[Direction] Print the material below exactly as it stands, please, from its first line to the line holding "import plotly.graph_objects as go", with no pictures.

[Dataset section]
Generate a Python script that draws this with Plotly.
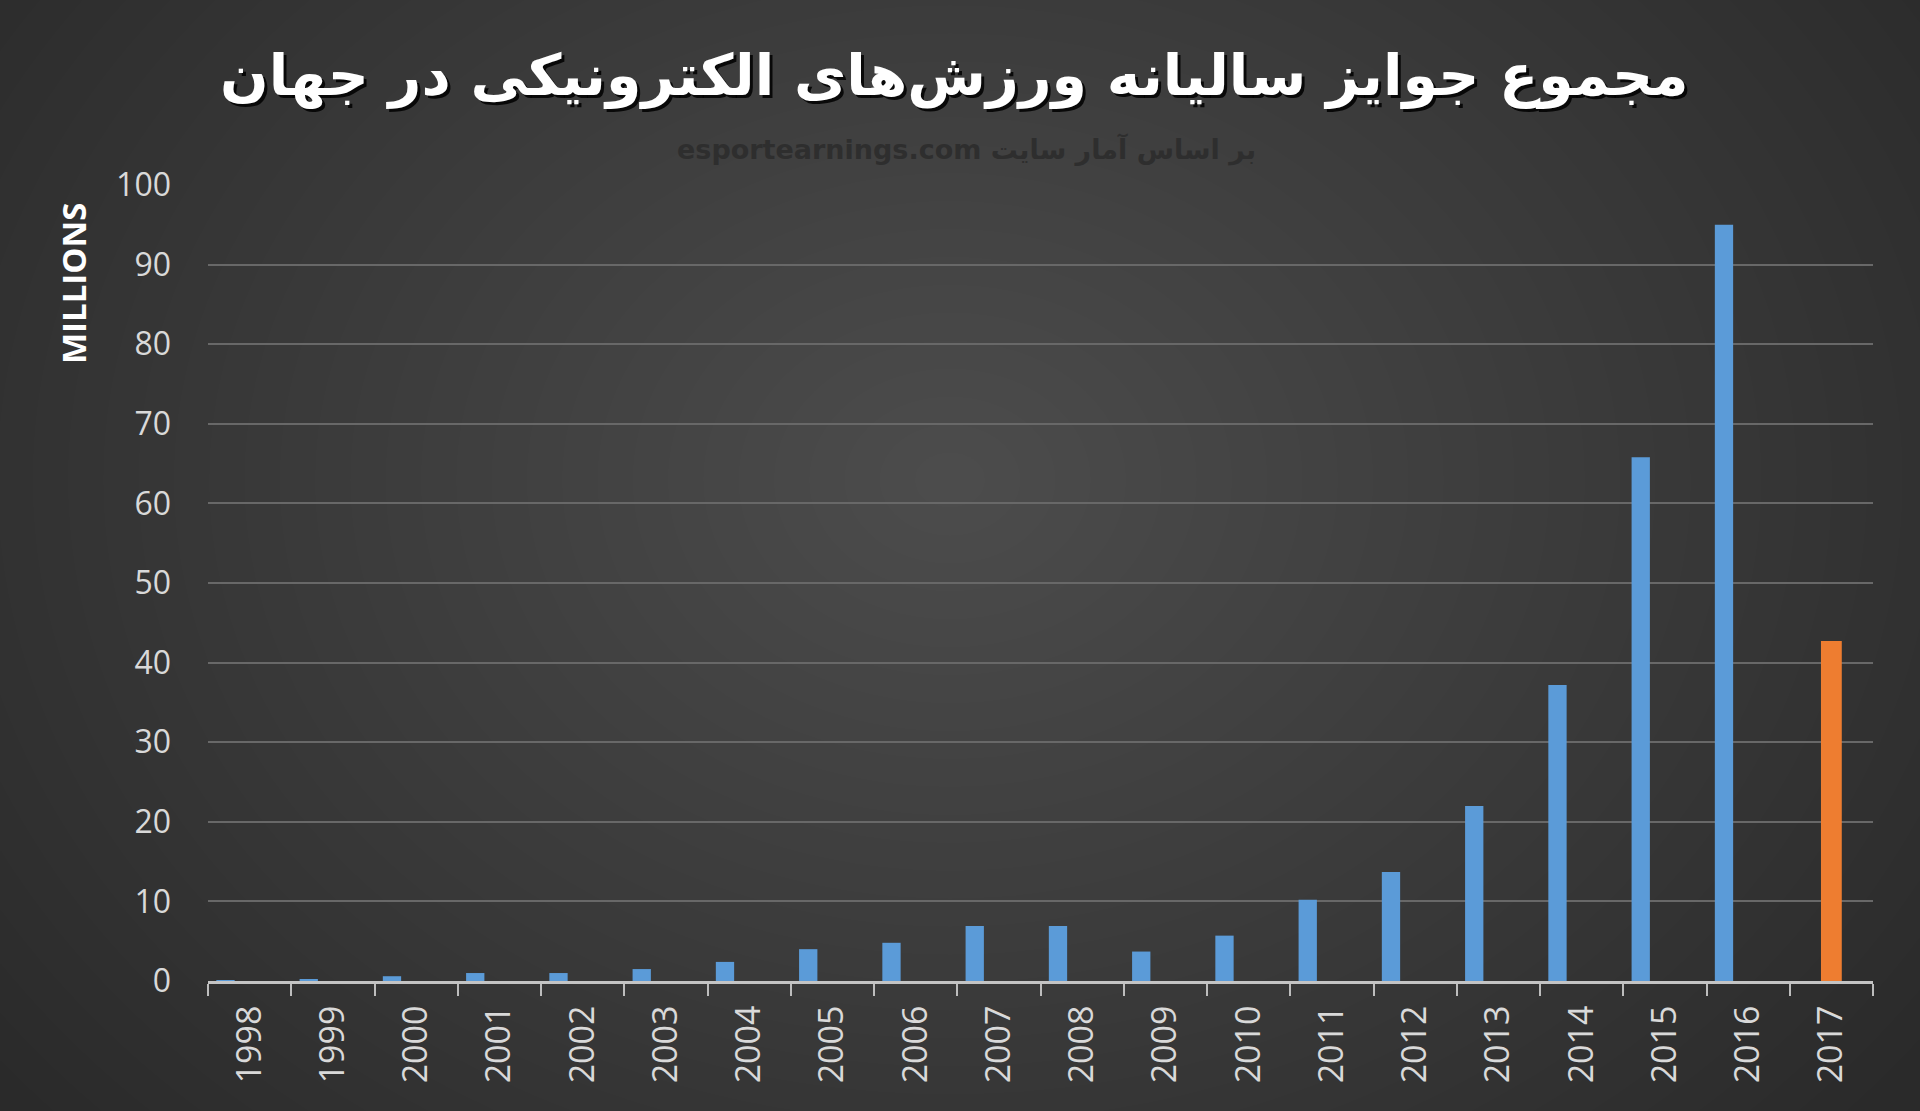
import plotly.graph_objects as go

# ---- data ----
years = [str(y) for y in range(1998, 2018)]
prize_millions = [0.1, 0.2, 0.6, 1.0, 1.0, 1.5, 2.4, 4.0, 4.8, 6.9,
                  6.9, 3.7, 5.7, 10.2, 13.7, 22.0, 37.2, 65.8, 95.0, 42.7]
y_ticks = list(range(0, 101, 10))
title_text = "مجموع جوایز سالیانه ورزش\u200cهای الکترونیکی در جهان"
subtitle_text = "esportearnings.com بر اساس آمار سایت"
y_title = "MILLIONS"

# ---- layout geometry ----
W, H = 1920, 1111
ML, MR, MT, MB = 208, 47, 185, 130
PW = W - ML - MR
PH = H - MT - MB


def px(x):
    return (x - ML) / PW


def py(y):
    return (H - MB - y) / PH


fig = go.Figure()
fig.add_trace(go.Bar(
    x=years[:-1], y=prize_millions[:-1],
    marker=dict(color="#5b9bd8", line=dict(width=0)),
    width=0.22, offset=-0.40, hoverinfo="x+y",
))
fig.add_trace(go.Bar(
    x=years[-1:], y=prize_millions[-1:],
    marker=dict(color="#ee7d30", line=dict(width=0)),
    width=0.25, offset=-0.125, hoverinfo="x+y",
))

# radial-ish background gradient via stacked translucent ellipses
shapes = []
n = 34
cx, cy = px(950), py(480)
for i in range(n):
    f = 1 - i / n
    rx = 1200 * f / PW
    ry = 950 * f / PH
    shapes.append(dict(
        type="circle", xref="paper", yref="paper", layer="below",
        x0=cx - rx, x1=cx + rx, y0=cy - ry, y1=cy + ry,
        fillcolor="rgba(255,255,255,0.0098)", line=dict(width=0),
    ))

annotations = [
    # title shadow
    dict(text=f"<b>{title_text}</b>", x=px(957), y=py(79), xref="paper", yref="paper",
         showarrow=False, font=dict(family="DejaVu Sans", size=57, color="rgba(0,0,0,0.85)"),
         xanchor="center", yanchor="middle"),
    dict(text=f"<b>{title_text}</b>", x=px(954), y=py(76), xref="paper", yref="paper",
         showarrow=False, font=dict(family="DejaVu Sans", size=57, color="#ffffff"),
         xanchor="center", yanchor="middle"),
    dict(text=f"<b>{subtitle_text}</b>", x=px(966), y=py(150), xref="paper", yref="paper",
         showarrow=False, font=dict(family="DejaVu Sans", size=27, color="#2e2e2e"),
         xanchor="center", yanchor="middle"),
    dict(text=f"<b>{y_title}</b>", x=px(73), y=py(283), xref="paper", yref="paper",
         showarrow=False, textangle=-90,
         font=dict(family="Open Sans", size=33, color="#ffffff"),
         xanchor="center", yanchor="middle"),
]

fig.update_layout(
    width=W, height=H,
    margin=dict(l=ML, r=MR, t=MT, b=MB, pad=0),
    paper_bgcolor="#2a2a2a",
    plot_bgcolor="rgba(0,0,0,0)",
    barmode="overlay",
    showlegend=False,
    shapes=shapes,
    annotations=annotations,
    xaxis=dict(
        type="category", categoryorder="array", categoryarray=years,
        range=[-0.5, len(years) - 0.5],
        tickson="boundaries", ticks="outside", ticklen=12, tickwidth=2,
        tickcolor="#bdbdbd", showline=True, linecolor="#c4c4c4", linewidth=3,
        showgrid=False, tickangle=-90, ticklabelstandoff=8,
        tickfont=dict(family="Open Sans", size=34, color="#d9d9d9"),
    ),
    yaxis=dict(
        range=[0, 100], tickvals=y_ticks, showgrid=True,
        gridcolor="#686868", gridwidth=2, zeroline=False, showline=False,
        ticks="", ticklabelstandoff=36,
        tickfont=dict(family="Open Sans", size=32, color="#d9d9d9"),
    ),
)

fig.write_html(
    "out.html",
    config={"displayModeBar": False},
    post_script="document.body.style.margin='0';document.body.style.overflow='hidden';",
)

[Exercise result]
Generate a Python script that draws this with Plotly.
import plotly.graph_objects as go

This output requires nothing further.